Speaking of apartment marketing; photos of parks, greenbelts, and nearby commercial restaurants and services are increasingly used in apartment marketing to help convey the whole experience of living in neighborhood. I’ve seen photo galleries of homes for sales that featured as many pictures of the neighborhood attractions as they did the shots of the property they were selling. This certainly implies that often times, you’re buying the neighborhood not just the property.
Effects of Outdoor Space in the Sales Market
Have you ever heard of Progress Park or the Millwheel Condo Project in the Dogpatch neighborhood? Until very recently, I hadn’t either! Progress Park is the result of a collaboration between the SF Dept of Public Works, Caltrans, and the San Francisco Parks Alliance (SFPA). It’s located on an odd sliver of land created by an I-280 entrance ramp and elevated freeway lanes, and neighborhood residents have done an amazing job of taking a usually desolate and unattractive area and turning it into a beautiful neighborhood asset. There is now an attractive organic garden and fenced-in off-leash dog park area. The off-leash area has a doggie drinking fountain and a reasonable amount of space for running around. The condo project which began marketing on May 1, 2012 has already sold 29 units in the first month, a near sell out.
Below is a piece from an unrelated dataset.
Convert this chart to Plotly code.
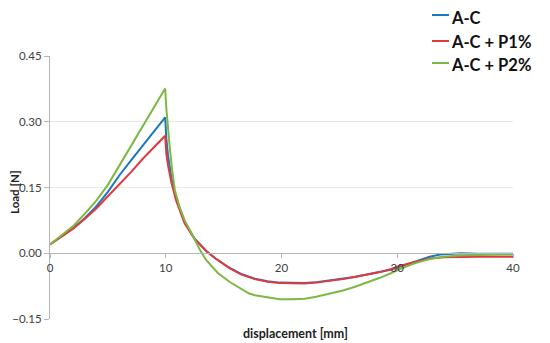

Is there a nexus here? Could the outdoor space have any effect on the expediency of the sales in this project? The data says that the average days of the market of the 21 other sold 2-3 bdrm condo/lofts that occurred over the last 12 months in this district was 63 days. This represents a 2x difference in the rate in which these units sold. One can certainly make the argument that having some thoughtfully minded outdoor space definitely softens the feel under your feet in the concrete jungle. So, regardless of the what the summer weather has to say about it, get out and enjoy the many offerings the city has to be Outdoors.